Transfer pricing of intra-group financial transactions

This guidance will be updated.

Intra-group financial transactions are an essential part of the operations of multinational enterprises. From the perspective of transfer pricing, it is important to ascertain that the contractual terms of intra-group financial transactions are similar to those that would apply between independent, unrelated companies and that the revenues received by the participating group companies are similar to those that unrelated companies would receive. The OECD Transfer Pricing Guidelines – Chapter X discussing intra-group financial transactions provides guidance and instruction on the subject of appropriate transfer pricing.

The transfer pricing of intra-group financial transactions can relate to many different specific issues. Such transactions as loans, guarantees, collateral, intercompany cash pooling arrangements and different types of hedging instruments are typical examples of intra-group financing. In addition to the above, the OECD’s guidance also offers an in-depth discussion of the transfer pricing related to captive insurance arrangements of MNE groups.

The essential requirement in intra-group financing is that the group companies that act as lenders get an arm's length return on the lending and the borrowing companies pay an arm’s length interest.

Different financing arrangements have special characteristics that play a role when arm's length prices are determined. The following pages deal with some of the frequently occurring transfer pricing issues:

Financing arrangements must be on an arm's length basis

In financing arrangements between unrelated parties, the type and contractual terms of all kinds of financing are agreed on a case-by-case basis in accordance with the goals and needs of both parties. The approach must be the same when intercompany arrangements are agreed upon within an MNE group.

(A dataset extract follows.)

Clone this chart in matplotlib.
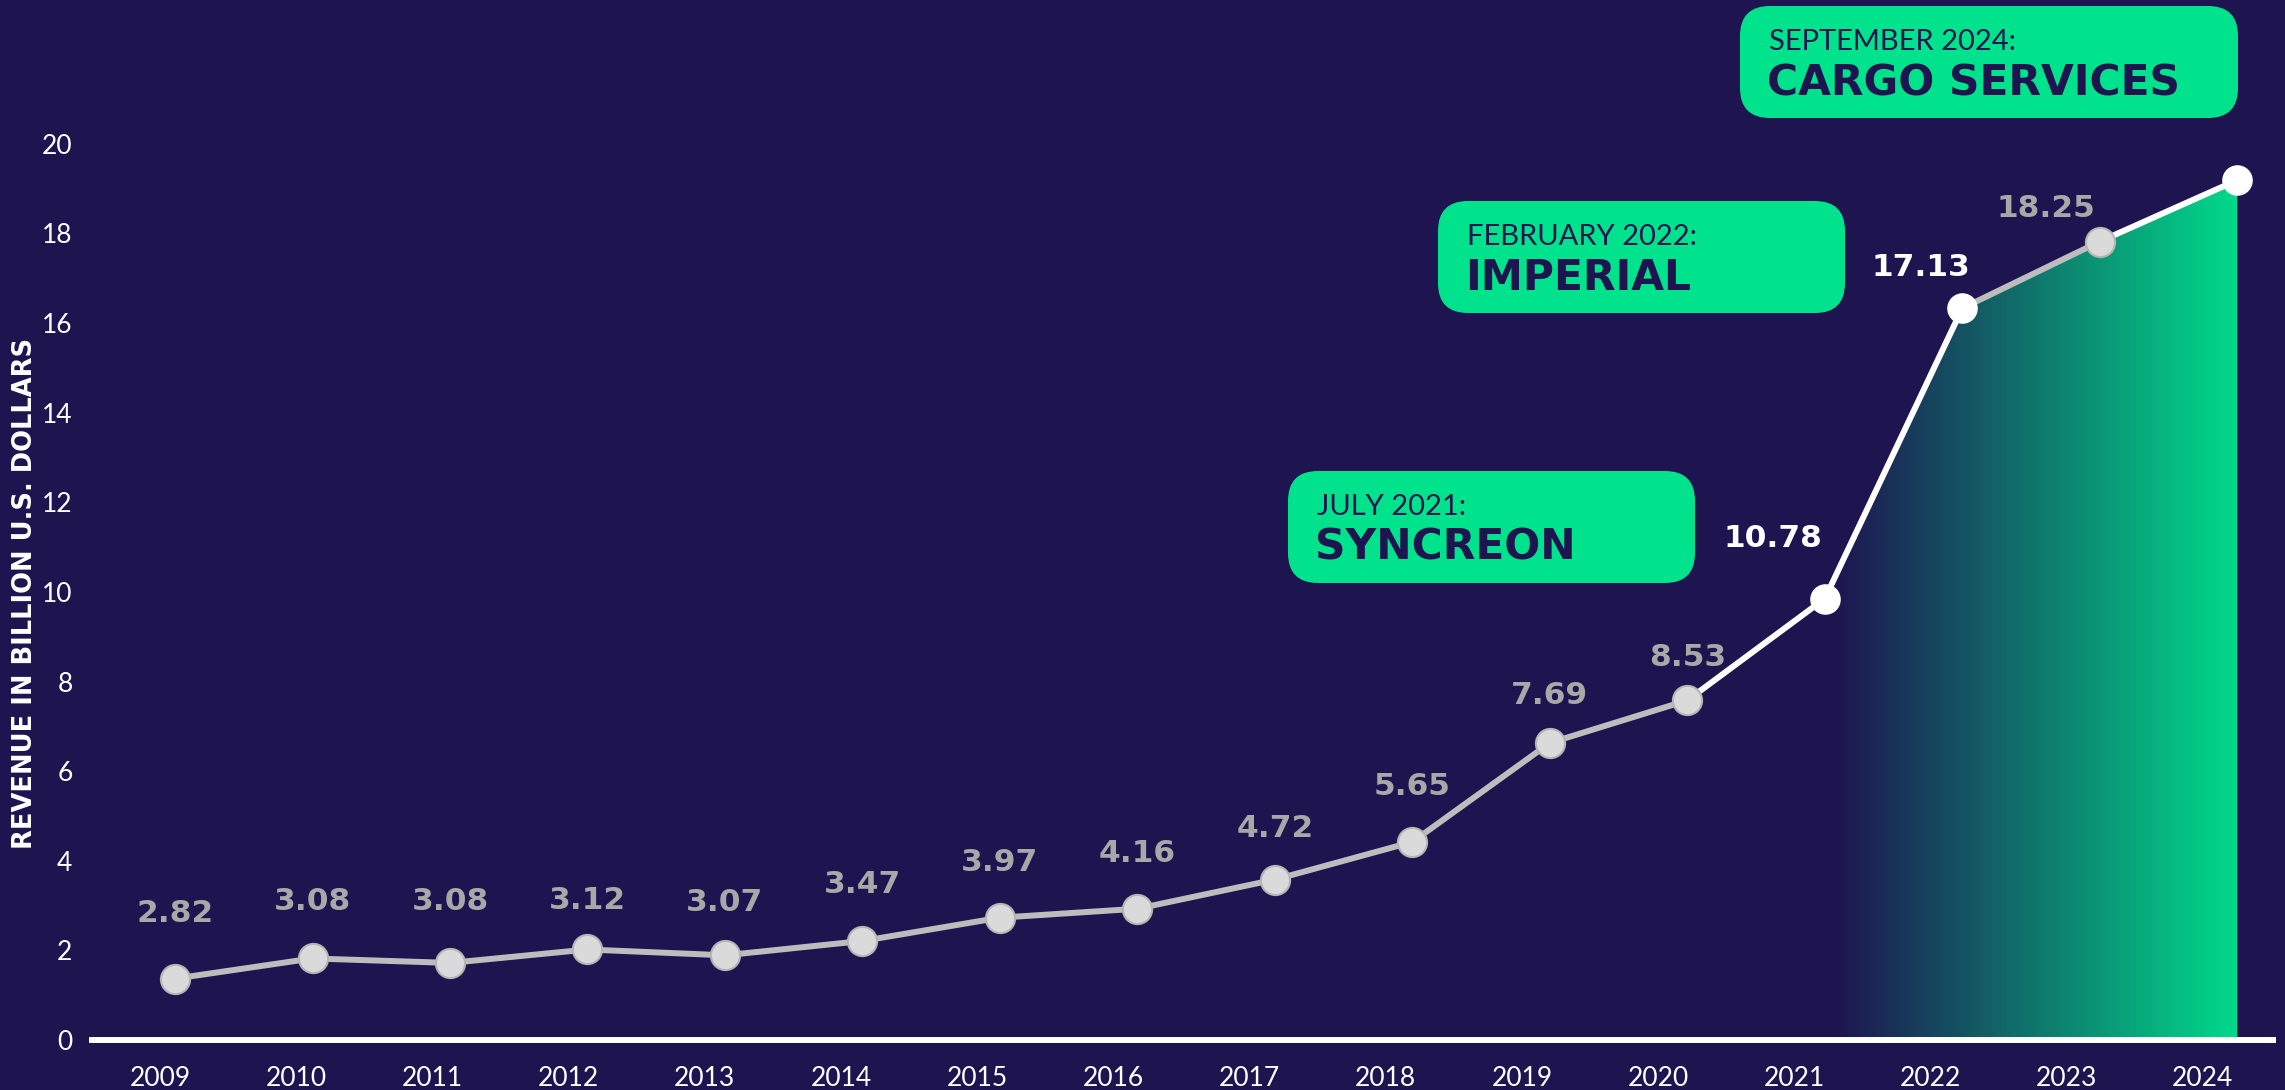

When evaluating whether the arm’s length principle has been adhered to, all the facts and circumstances of the participating group companies should be taken into account. From the lender’s perspective, this may mean that the borrowing company’s creditworthiness, solvency and future prospects are examined in greater detail or from the borrower’s perspective that the purpose of the borrowing should be evaluated thoroughly.

The differences between the financial instruments available in the market may have an essential effect on the pricing of products or services. In transfer pricing, not only the business transaction at hand (e.g. its contractual terms, the business reasons), but also other factors may have an impact on pricing; these factors may include e.g. the line of business, varying economic cycles, and government regulatory activity. Besides conducting a functional analysis of the group’s business, and delineating the transactions accurately, there should also be a precise documentation of the transactions that were carried out. Later, the documentation may serve as evidence to prove the arm’s length pricing of a financial transaction.

Treasury function

MNE groups often have a centralised treasury function that obtains financing for the needs of the group’s business, identifies financial risks, evaluates the risks, etc. Typically, the treasury function is also in charge of the necessary arrangements: it manages the group’s cash pooling arrangement; it oversees the loans to be issued between group entities, etc.

In conclusion, the role of the treasury function may be quite significant. The way a particular MNE group has organised its treasury function may vary. This is affected by factors like group structure and the complexity of its business operations. There are MNE groups with a centralised treasury function and others with a more decentralised form. 

When evaluating the transfer pricing issues related to treasury activities, as with any case, it is important to accurately delineate the actual transactions and determine exactly which functions an entity is performing rather than relying to any extent upon a general description such as “treasury activities”.

In transfer pricing it is important to evaluate the functions actually performed by the treasury company and the risks to which it is exposed to. After analysing the case, it is possible to make conclusions about the proper arm’s length level of remuneration for the functions performed and risks assumed. Depending on the situation, pricing can be based on the services provided – on the other hand, there may be a more complicated intra-group activity going on. In the latter case, the pricing must additionally reflect the risks, including a credit risk that the treasury company has taken.

Read more: transfer pricing of sale of services

Other issues to be considered in the transfer pricing of financial transactions

The following matters should also be considered:

The separate entity approach

The arm's length principle is based on an approach that focuses on every group company as a separate entity. This means that each group company is considered as a separate actor, independent of the group. However, when determining the creditworthiness of a group company, the effect of group membership should also be taken into account. This incidental benefit that the MNE is assumed to receive solely by virtue of group affiliation, is referred to as implicit support.

From the lender’s perspective, the credit rating of a group company can improve by virtue of the implicit support. In this case, the results of an analysis would indicate that such a group company, if it were to default on its debt repayments, would receive support from the remaining MNE group members even if no legal guarantee commitment is made.

Written agreements and up to date comparability analysis

The matters agreed between the parties in intra-group transfer pricing situations should be laid down in written agreements stating clearly the parties to the agreement, the purpose of the agreement and the rights and obligations of the parties.

Whether or not financial transactions are arm’s length is generally verified by comparing the used intercompany pricing with the pricing of comparable business transactions between unrelated parties. Suitable business transactions in this regard may be for example loan contracts. For this purpose, the comparability analysis and searches for comparables must be based on up-to-date data similarly as unrelated parties would act when determining the pricing of their transactions.